| What you need to do |
List every line below containing "React".
— START Information supplied —
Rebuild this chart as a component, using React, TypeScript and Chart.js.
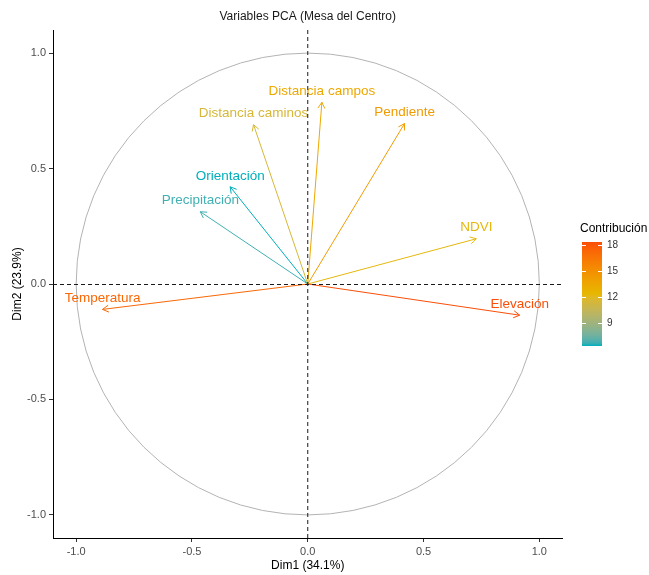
import React, { useEffect, useRef } from 'react';
import { Chart, registerables } from 'chart.js';

Chart.register(...registerables);

// Variable loadings on the first two principal dimensions
const variables = [
  'Temperatura',
  'Elevación',
  'NDVI',
  'Pendiente',
  'Distancia campos',
  'Distancia caminos',
  'Orientación',
  'Precipitación',
];
const dim1 = [-0.886, 0.915, 0.728, 0.418, 0.061, -0.234, -0.335, -0.464];
const dim2 = [-0.110, -0.135, 0.196, 0.695, 0.787, 0.690, 0.421, 0.313];
// Contribution (%) of each variable to Dim1 + Dim2
const contrib = [17.2, 18.3, 12.2, 14.2, 13.4, 11.4, 6.3, 6.7];

const axisTicks = [-1, -0.5, 0, 0.5, 1];
const legendTicks = [9, 12, 15, 18];
const paletteStops = ['#00AFBB', '#E7B800', '#FC4E07'];

const FONT = "'Liberation Sans', Arial, Helvetica, sans-serif";

// ---- colour helpers: gradient interpolated in CIE Lab ----
function hexToRgb(h: string): number[] {
  const n = parseInt(h.slice(1), 16);
  return [(n >> 16) & 255, (n >> 8) & 255, n & 255];
}
function toLinear(c: number) {
  const v = c / 255;
  return v <= 0.04045 ? v / 12.92 : Math.pow((v + 0.055) / 1.055, 2.4);
}
function fromLinear(c: number) {
  const v = c <= 0.0031308 ? 12.92 * c : 1.055 * Math.pow(c, 1 / 2.4) - 0.055;
  return Math.round(Math.max(0, Math.min(1, v)) * 255);
}
function rgbToLab(rgb: number[]): number[] {
  const [R, G, B] = rgb.map(toLinear);
  const X = (0.4124564 * R + 0.3575761 * G + 0.1804375 * B) / 0.95047;
  const Y = 0.2126729 * R + 0.7151522 * G + 0.072175 * B;
  const Z = (0.0193339 * R + 0.119192 * G + 0.9503041 * B) / 1.08883;
  const f = (t: number) => (t > 216 / 24389 ? Math.cbrt(t) : ((24389 / 27) * t + 16) / 116);
  const fx = f(X), fy = f(Y), fz = f(Z);
  return [116 * fy - 16, 500 * (fx - fy), 200 * (fy - fz)];
}
function labToRgb(lab: number[]): number[] {
  const [L, a, b] = lab;
  const fy = (L + 16) / 116;
  const fx = fy + a / 500;
  const fz = fy - b / 200;
  const inv = (t: number) => (t * t * t > 216 / 24389 ? t * t * t : (116 * t - 16) / (24389 / 27));
  const X = inv(fx) * 0.95047, Y = inv(fy), Z = inv(fz) * 1.08883;
  const R = 3.2404542 * X - 1.5371385 * Y - 0.4985314 * Z;
  const G = -0.969266 * X + 1.8760108 * Y + 0.041556 * Z;
  const B = 0.0556434 * X - 0.2040259 * Y + 1.0572252 * Z;
  return [fromLinear(R), fromLinear(G), fromLinear(B)];
}
const stopLabs = paletteStops.map((c) => rgbToLab(hexToRgb(c)));
const cMin = Math.min(...contrib);
const cMax = Math.max(...contrib);

function colourAt(t: number): string {
  const tt = Math.max(0, Math.min(1, t)) * (stopLabs.length - 1);
  const i = Math.min(stopLabs.length - 2, Math.floor(tt));
  const f = tt - i;
  const a = stopLabs[i], b = stopLabs[i + 1];
  const rgb = labToRgb([a[0] + (b[0] - a[0]) * f, a[1] + (b[1] - a[1]) * f, a[2] + (b[2] - a[2]) * f]);
  return `rgb(${rgb[0]},${rgb[1]},${rgb[2]})`;
}
const colourFor = (v: number) => colourAt((v - cMin) / (cMax - cMin));
const colours = contrib.map(colourFor);

// ---- drawing plugin: circle, arrowheads, labels, reference lines, title, colour bar ----
const pcaPlugin = {
  id: 'pcaDecor',
  beforeDatasetsDraw(chart: any) {
    const { ctx, scales } = chart;
    const cx = scales.x.getPixelForValue(0);
    const cy = scales.y.getPixelForValue(0);
    const rx = scales.x.getPixelForValue(1) - cx;
    const ry = cy - scales.y.getPixelForValue(1);
    ctx.save();
    ctx.strokeStyle = '#B3B3B3';
    ctx.lineWidth = 1;
    ctx.beginPath();
    ctx.ellipse(cx, cy, rx, ry, 0, 0, Math.PI * 2);
    ctx.stroke();
    ctx.restore();
  },
  afterDatasetsDraw(chart: any) {
    const { ctx, scales, chartArea } = chart;
    ctx.save();
    // arrowheads and labels
    chart.data.datasets.forEach((ds: any, i: number) => {
      const meta = chart.getDatasetMeta(i);
      const p0 = meta.data[0];
      const p1 = meta.data[1];
      const ang = Math.atan2(p1.y - p0.y, p1.x - p0.x);
      const len = 7;
      const spread = Math.PI / 6;
      ctx.strokeStyle = ds.borderColor;
      ctx.lineWidth = 1;
      ctx.beginPath();
      ctx.moveTo(p1.x - len * Math.cos(ang - spread), p1.y - len * Math.sin(ang - spread));
      ctx.lineTo(p1.x, p1.y);
      ctx.lineTo(p1.x - len * Math.cos(ang + spread), p1.y - len * Math.sin(ang + spread));
      ctx.stroke();

      ctx.fillStyle = ds.borderColor;
      ctx.font = `13.5px ${FONT}`;
      ctx.textAlign = 'center';
      ctx.textBaseline = 'middle';
      ctx.fillText(ds.label, p1.x, p1.y - 11);
    });

    // dashed reference lines through the origin
    const x0 = scales.x.getPixelForValue(0);
    const y0 = scales.y.getPixelForValue(0);
    ctx.strokeStyle = '#1a1a1a';
    ctx.lineWidth = 1;
    ctx.setLineDash([4, 3]);
    ctx.beginPath();
    ctx.moveTo(chartArea.left, Math.round(y0) + 0.5);
    ctx.lineTo(chartArea.right, Math.round(y0) + 0.5);
    ctx.moveTo(x0, chartArea.top);
    ctx.lineTo(x0, chartArea.bottom);
    ctx.stroke();
    ctx.setLineDash([]);
    ctx.restore();
  },
  afterDraw(chart: any) {
    const { ctx, chartArea } = chart;
    ctx.save();
    // title
    ctx.fillStyle = '#1a1a1a';
    ctx.font = `12px ${FONT}`;
    ctx.textAlign = 'center';
    ctx.textBaseline = 'middle';
    ctx.fillText('Variables PCA (Mesa del Centro)', (chartArea.left + chartArea.right) / 2, 17);

    // colour bar legend
    const barX = 582;
    const barW = 20;
    const barTop = 242;
    const barBottom = 346;
    const barH = barBottom - barTop;
    ctx.textAlign = 'left';
    ctx.fillStyle = '#000';
    ctx.font = `12px ${FONT}`;
    ctx.fillText('Contribución', 580, 229);

    const grad = ctx.createLinearGradient(0, barBottom, 0, barTop);
    const steps = 40;
    for (let s = 0; s <= steps; s++) grad.addColorStop(s / steps, colourAt(s / steps));
    ctx.fillStyle = grad;
    ctx.fillRect(barX, barTop, barW, barH);

    const yFor = (v: number) => barTop + ((cMax - v) / (cMax - cMin)) * barH;
    ctx.strokeStyle = '#ffffff';
    ctx.lineWidth = 1;
    ctx.font = `10px ${FONT}`;
    ctx.fillStyle = '#333333';
    legendTicks.forEach((v) => {
      const y = Math.round(yFor(v)) + 0.5;
      ctx.beginPath();
      ctx.moveTo(barX, y);
      ctx.lineTo(barX + 4, y);
      ctx.moveTo(barX + barW - 4, y);
      ctx.lineTo(barX + barW, y);
      ctx.stroke();
      ctx.fillText(String(v), barX + barW + 5, y);
    });
    ctx.restore();
  },
};

export default function App() {
  const canvasRef = useRef<HTMLCanvasElement | null>(null);

  useEffect(() => {
    if (!canvasRef.current) return;
    const tickFont = { family: FONT, size: 11 };
    const titleFont = { family: FONT, size: 12 };
    const chart = new Chart(canvasRef.current, {
      type: 'scatter',
      data: {
        datasets: variables.map((name, i) => ({
          label: name,
          data: [
            { x: 0, y: 0 },
            { x: dim1[i], y: dim2[i] },
          ],
          showLine: true,
          borderColor: colours[i],
          backgroundColor: colours[i],
          borderWidth: 1,
          pointRadius: 0,
          pointHoverRadius: 0,
        })),
      },
      options: {
        animation: false,
        responsive: true,
        maintainAspectRatio: false,
        events: [],
        layout: { padding: { top: 30, right: 86.5, left: 0, bottom: 0 } },
        plugins: {
          legend: { display: false },
          tooltip: { enabled: false },
          title: { display: false },
        },
        scales: {
          x: {
            type: 'linear',
            min: -1.1,
            max: 1.1,
            afterBuildTicks: (s: any) => {
              s.ticks = axisTicks.map((v) => ({ value: v }));
            },
            afterFit: (s: any) => {
              s.height = 37;
            },
            grid: { display: true, drawOnChartArea: false, drawTicks: true, tickLength: 4, tickColor: '#333333', color: '#333333' },
            border: { display: true, color: '#000000', width: 1 },
            ticks: {
              color: '#4D4D4D',
              font: tickFont,
              padding: 3,
              maxRotation: 0,
              autoSkip: false,
              callback: (v: any) => Number(v).toFixed(1),
            },
            title: { display: true, text: 'Dim1 (34.1%)', color: '#000000', font: titleFont, padding: { top: 0, bottom: 2 } },
          },
          y: {
            type: 'linear',
            min: -1.1,
            max: 1.1,
            afterBuildTicks: (s: any) => {
              s.ticks = axisTicks.map((v) => ({ value: v }));
            },
            afterFit: (s: any) => {
              s.width = 53;
            },
            grid: { display: true, drawOnChartArea: false, drawTicks: true, tickLength: 4, tickColor: '#333333', color: '#333333' },
            border: { display: true, color: '#000000', width: 1 },
            ticks: {
              color: '#4D4D4D',
              font: tickFont,
              padding: 3,
              autoSkip: false,
              callback: (v: any) => Number(v).toFixed(1),
            },
            title: { display: true, text: 'Dim2 (23.9%)', color: '#000000', font: titleFont, padding: { top: 10, bottom: 0 } },
          },
        },
      },
      plugins: [pcaPlugin],
    } as any);
    return () => chart.destroy();
  }, []);

  return (
    <div style={{ position: 'fixed', left: 0, top: 0, width: 649, height: 575, background: '#ffffff' }}>
      <canvas ref={canvasRef} />
    </div>
  );
}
— END Information supplied —
| Exercise output |
Rebuild this chart as a component, using React, TypeScript and Chart.js.
import React, { useEffect, useRef } from 'react';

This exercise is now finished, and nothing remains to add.